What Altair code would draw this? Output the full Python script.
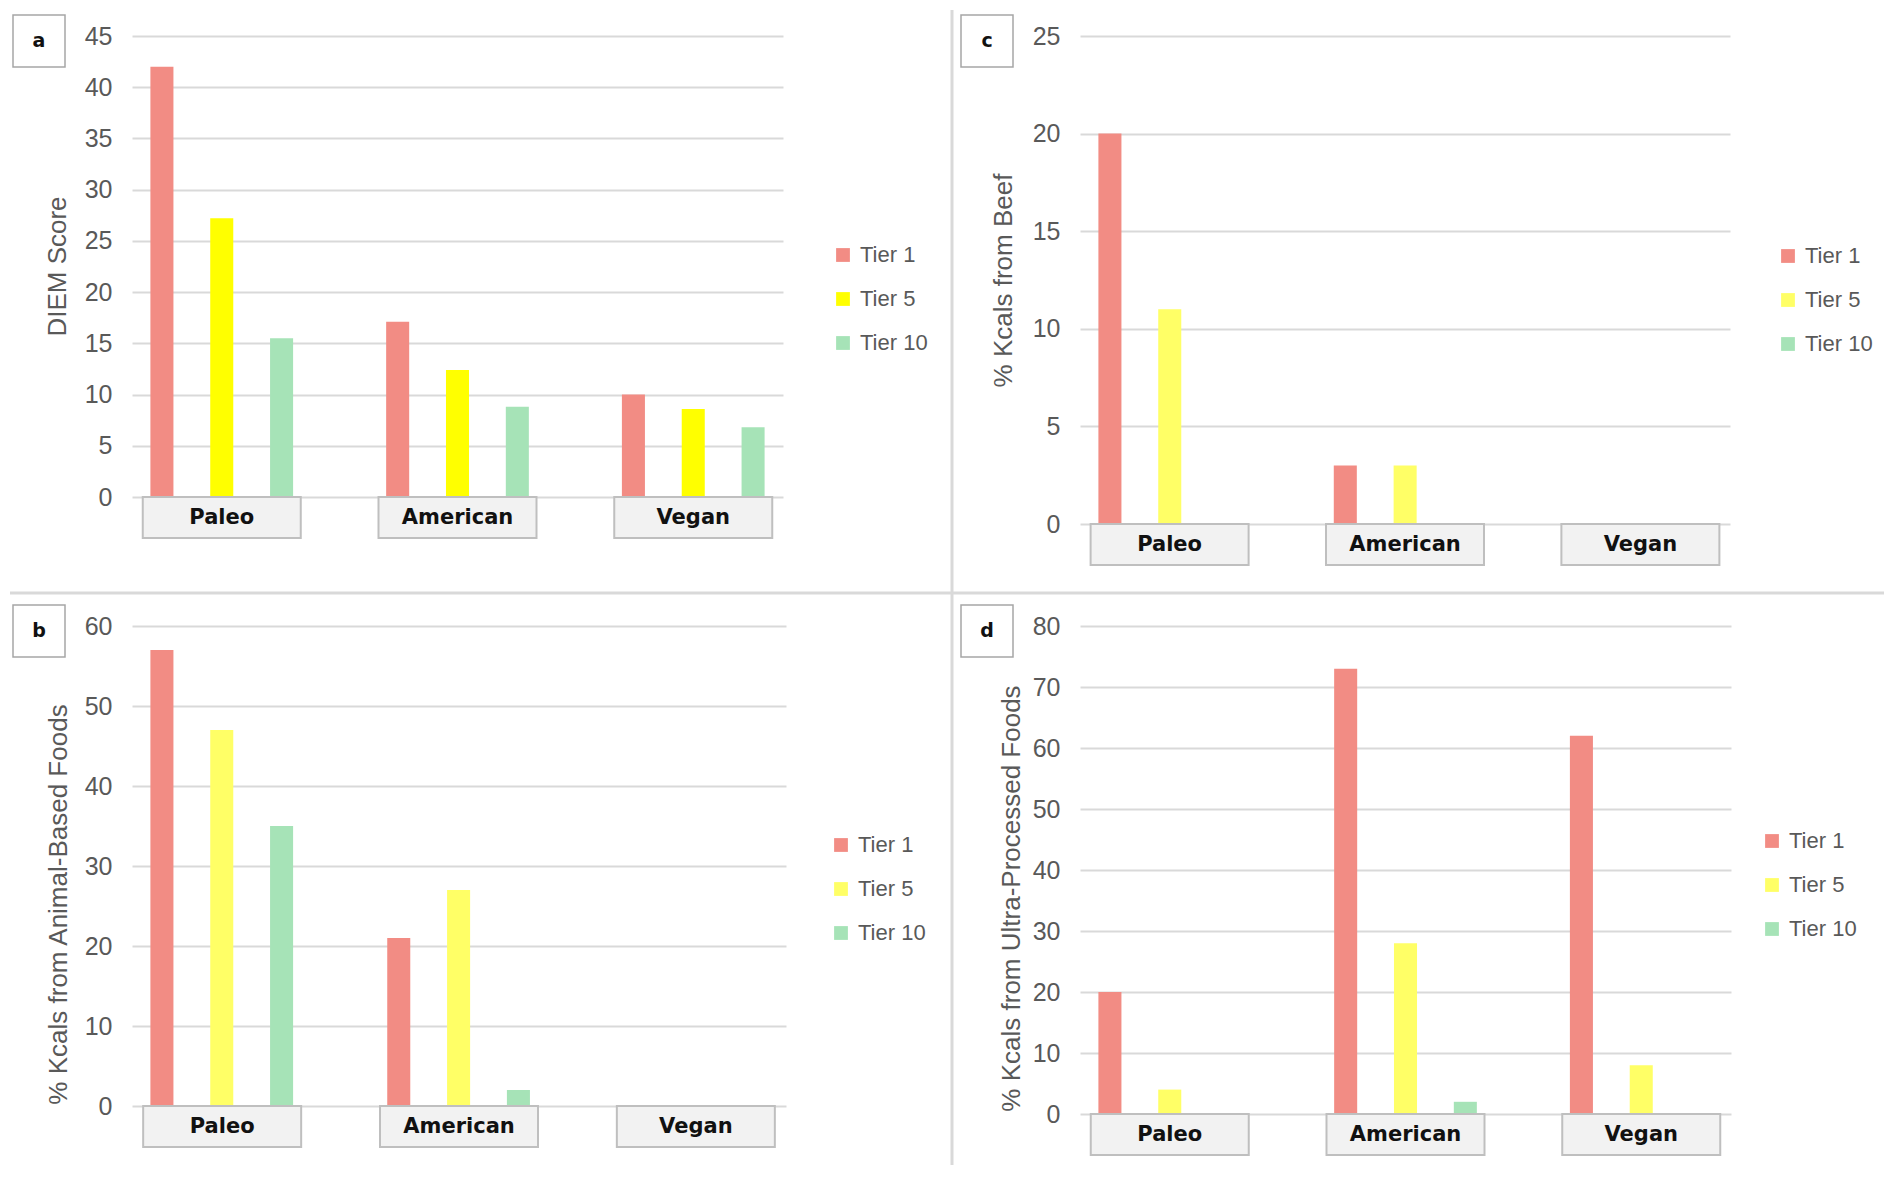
import altair as alt
import pandas as pd

diets = ["Paleo", "American", "Vegan"]
tiers = ["Tier 1", "Tier 5", "Tier 10"]

# Panel a: DIEM Score
diem_tier1 = [42.0, 17.1, 10.0]
diem_tier5 = [27.2, 12.4, 8.6]
diem_tier10 = [15.5, 8.8, 6.8]

# Panel b: % Kcals from Animal-Based Foods
animal_tier1 = [57, 21, 0]
animal_tier5 = [47, 27, 0]
animal_tier10 = [35, 2, 0]

# Panel c: % Kcals from Beef
beef_tier1 = [20, 3, 0]
beef_tier5 = [11, 3, 0]
beef_tier10 = [0, 0, 0]

# Panel d: % Kcals from Ultra-Processed Foods
upf_tier1 = [20, 73, 62]
upf_tier5 = [4, 28, 8]
upf_tier10 = [0, 2, 0]

colors_a = ["#F28C84", "#FFFF00", "#A6E3B7"]
colors_other = ["#F28C84", "#FFFF66", "#A6E3B7"]

GRAY = "#595959"


def long_df(t1, t5, t10):
    rows = []
    for vals, tier in zip([t1, t5, t10], tiers):
        for d, v in zip(diets, vals):
            rows.append({"diet": d, "tier": tier, "value": v})
    return pd.DataFrame(rows)


def panel(letter, t1, t5, t10, ytitle, ymax, ystep, width, height, colors,
          title_x, title_y, legend_x, legend_y, separators=False):
    df = long_df(t1, t5, t10)
    xscale = alt.Scale(domain=diets, paddingInner=0.2386, paddingOuter=0)
    bars = alt.Chart(df).mark_bar().encode(
        x=alt.X("diet:N", sort=diets, axis=None, scale=xscale),
        xOffset=alt.XOffset("tier:N", sort=tiers,
                            scale=alt.Scale(domain=tiers, paddingInner=0.615, paddingOuter=0.3075)),
        y=alt.Y("value:Q", stack=None,
                scale=alt.Scale(domain=[0, ymax], nice=False, zero=True),
                axis=alt.Axis(values=list(range(0, ymax + 1, ystep)), title=ytitle,
                              grid=True, gridColor="#D9D9D9", gridWidth=2,
                              domain=False, ticks=False,
                              labelFont="Liberation Sans", labelFontSize=25,
                              labelColor=GRAY, labelPadding=20,
                              titleFont="Liberation Sans", titleFontSize=26,
                              titleFontWeight="normal", titleColor=GRAY,
                              titleX=title_x, titleY=title_y, titleAngle=270,
                              titleAlign="center", titleBaseline="middle")),
        color=alt.Color("tier:N", sort=tiers,
                        scale=alt.Scale(domain=tiers, range=colors),
                        legend=alt.Legend(title=None, orient="none",
                                          legendX=legend_x, legendY=legend_y,
                                          direction="vertical",
                                          symbolType="square", symbolSize=190,
                                          symbolStrokeWidth=0,
                                          labelFont="Liberation Sans", labelFontSize=22,
                                          labelColor=GRAY, labelOffset=6,
                                          rowPadding=22)),
    )
    cat_df = pd.DataFrame({"diet": diets})
    boxes = alt.Chart(cat_df).mark_bar(size=158, fill="#F2F2F2", stroke="#BFBFBF",
                                       strokeWidth=2).encode(
        x=alt.X("diet:N", sort=diets, axis=None),
        y=alt.value(height), y2=alt.value(height + 41),
    )
    labels = alt.Chart(cat_df).mark_text(font="DejaVu Sans", fontWeight="bold", fontSize=21,
                                         color="#111111", align="center",
                                         baseline="middle").encode(
        x=alt.X("diet:N", sort=diets, axis=None),
        y=alt.value(height + 21),
        text="diet:N",
    )
    let_df = pd.DataFrame({"letter": [letter]})
    let_box = alt.Chart(let_df).mark_rect(fill="white", stroke="#A6A6A6",
                                          strokeWidth=1.5).encode(
        x=alt.value(-119), x2=alt.value(-67), y=alt.value(-21), y2=alt.value(31))
    let_txt = alt.Chart(let_df).mark_text(font="DejaVu Sans", fontWeight="bold", fontSize=19,
                                          color="#111111", align="center",
                                          baseline="middle").encode(
        x=alt.value(-93), y=alt.value(5), text="letter:N")
    layers = [bars, boxes, labels, let_box, let_txt]
    if separators:
        sep_df = pd.DataFrame({"s": [1]})
        hsep = alt.Chart(sep_df).mark_rule(color="#D9D9D9", strokeWidth=3).encode(
            x=alt.value(-122), x2=alt.value(1752), y=alt.value(557))
        vsep = alt.Chart(sep_df).mark_rule(color="#D9D9D9", strokeWidth=3).encode(
            x=alt.value(820), y=alt.value(-26), y2=alt.value(1129))
        layers = [hsep, vsep] + layers
    return alt.layer(*layers).properties(width=width, height=height)


pa = panel("a", diem_tier1, diem_tier5, diem_tier10, "DIEM Score", 45, 5, 651, 461,
           colors_a, -75, 230, 700, 208, separators=True)
pc = panel("c", beef_tier1, beef_tier5, beef_tier10, "% Kcals from Beef", 25, 5, 650, 488,
           colors_other, -77, 244, 697, 209)
pb = panel("b", animal_tier1, animal_tier5, animal_tier10, "% Kcals from Animal-Based Foods",
           60, 10, 654, 480, colors_other, -74, 278, 698, 208)
pd_ = panel("d", upf_tier1, upf_tier5, upf_tier10, "% Kcals from Ultra-Processed Foods",
            80, 10, 651, 488, colors_other, -69, 272, 681, 204)

chart = alt.concat(pa, pc, pb, pd_, columns=2, bounds="flush",
                   spacing={"row": 102, "column": 294}).resolve_scale(
    color="independent").properties(padding=0).configure_view(stroke="transparent")

chart.save("out.html", embed_options={"renderer": "svg", "actions": False})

### [Task to complete]
Copy the whole of the material above exactly, but not its images.

### [Result for this exercise]
What Altair code would draw this? Output the full Python script.
import altair as alt
import pandas as pd

diets = ["Paleo", "American", "Vegan"]
tiers = ["Tier 1", "Tier 5", "Tier 10"]

# Panel a: DIEM Score
diem_tier1 = [42.0, 17.1, 10.0]
diem_tier5 = [27.2, 12.4, 8.6]
diem_tier10 = [15.5, 8.8, 6.8]

# Panel b: % Kcals from Animal-Based Foods
animal_tier1 = [57, 21, 0]
animal_tier5 = [47, 27, 0]
animal_tier10 = [35, 2, 0]

# Panel c: % Kcals from Beef
beef_tier1 = [20, 3, 0]
beef_tier5 = [11, 3, 0]
beef_tier10 = [0, 0, 0]

# Panel d: % Kcals from Ultra-Processed Foods
upf_tier1 = [20, 73, 62]
upf_tier5 = [4, 28, 8]
upf_tier10 = [0, 2, 0]

colors_a = ["#F28C84", "#FFFF00", "#A6E3B7"]
colors_other = ["#F28C84", "#FFFF66", "#A6E3B7"]

GRAY = "#595959"


def long_df(t1, t5, t10):
    rows = []
    for vals, tier in zip([t1, t5, t10], tiers):
        for d, v in zip(diets, vals):
            rows.append({"diet": d, "tier": tier, "value": v})
    return pd.DataFrame(rows)


def panel(letter, t1, t5, t10, ytitle, ymax, ystep, width, height, colors,
          title_x, title_y, legend_x, legend_y, separators=False):
    df = long_df(t1, t5, t10)
    xscale = alt.Scale(domain=diets, paddingInner=0.2386, paddingOuter=0)
    bars = alt.Chart(df).mark_bar().encode(
        x=alt.X("diet:N", sort=diets, axis=None, scale=xscale),
        xOffset=alt.XOffset("tier:N", sort=tiers,
                            scale=alt.Scale(domain=tiers, paddingInner=0.615, paddingOuter=0.3075)),
        y=alt.Y("value:Q", stack=None,
                scale=alt.Scale(domain=[0, ymax], nice=False, zero=True),
                axis=alt.Axis(values=list(range(0, ymax + 1, ystep)), title=ytitle,
                              grid=True, gridColor="#D9D9D9", gridWidth=2,
                              domain=False, ticks=False,
                              labelFont="Liberation Sans", labelFontSize=25,
                              labelColor=GRAY, labelPadding=20,
                              titleFont="Liberation Sans", titleFontSize=26,
                              titleFontWeight="normal", titleColor=GRAY,
                              titleX=title_x, titleY=title_y, titleAngle=270,
                              titleAlign="center", titleBaseline="middle")),
        color=alt.Color("tier:N", sort=tiers,
                        scale=alt.Scale(domain=tiers, range=colors),
                        legend=alt.Legend(title=None, orient="none",
                                          legendX=legend_x, legendY=legend_y,
                                          direction="vertical",
                                          symbolType="square", symbolSize=190,
                                          symbolStrokeWidth=0,
                                          labelFont="Liberation Sans", labelFontSize=22,
                                          labelColor=GRAY, labelOffset=6,
                                          rowPadding=22)),
    )
    cat_df = pd.DataFrame({"diet": diets})
    boxes = alt.Chart(cat_df).mark_bar(size=158, fill="#F2F2F2", stroke="#BFBFBF",
                                       strokeWidth=2).encode(
        x=alt.X("diet:N", sort=diets, axis=None),
        y=alt.value(height), y2=alt.value(height + 41),
    )
    labels = alt.Chart(cat_df).mark_text(font="DejaVu Sans", fontWeight="bold", fontSize=21,
                                         color="#111111", align="center",
                                         baseline="middle").encode(
        x=alt.X("diet:N", sort=diets, axis=None),
        y=alt.value(height + 21),
        text="diet:N",
    )
    let_df = pd.DataFrame({"letter": [letter]})
    let_box = alt.Chart(let_df).mark_rect(fill="white", stroke="#A6A6A6",
                                          strokeWidth=1.5).encode(
        x=alt.value(-119), x2=alt.value(-67), y=alt.value(-21), y2=alt.value(31))
    let_txt = alt.Chart(let_df).mark_text(font="DejaVu Sans", fontWeight="bold", fontSize=19,
                                          color="#111111", align="center",
                                          baseline="middle").encode(
        x=alt.value(-93), y=alt.value(5), text="letter:N")
    layers = [bars, boxes, labels, let_box, let_txt]
    if separators:
        sep_df = pd.DataFrame({"s": [1]})
        hsep = alt.Chart(sep_df).mark_rule(color="#D9D9D9", strokeWidth=3).encode(
            x=alt.value(-122), x2=alt.value(1752), y=alt.value(557))
        vsep = alt.Chart(sep_df).mark_rule(color="#D9D9D9", strokeWidth=3).encode(
            x=alt.value(820), y=alt.value(-26), y2=alt.value(1129))
        layers = [hsep, vsep] + layers
    return alt.layer(*layers).properties(width=width, height=height)


pa = panel("a", diem_tier1, diem_tier5, diem_tier10, "DIEM Score", 45, 5, 651, 461,
           colors_a, -75, 230, 700, 208, separators=True)
pc = panel("c", beef_tier1, beef_tier5, beef_tier10, "% Kcals from Beef", 25, 5, 650, 488,
           colors_other, -77, 244, 697, 209)
pb = panel("b", animal_tier1, animal_tier5, animal_tier10, "% Kcals from Animal-Based Foods",
           60, 10, 654, 480, colors_other, -74, 278, 698, 208)
pd_ = panel("d", upf_tier1, upf_tier5, upf_tier10, "% Kcals from Ultra-Processed Foods",
            80, 10, 651, 488, colors_other, -69, 272, 681, 204)

chart = alt.concat(pa, pc, pb, pd_, columns=2, bounds="flush",
                   spacing={"row": 102, "column": 294}).resolve_scale(
    color="independent").properties(padding=0).configure_view(stroke="transparent")

chart.save("out.html", embed_options={"renderer": "svg", "actions": False})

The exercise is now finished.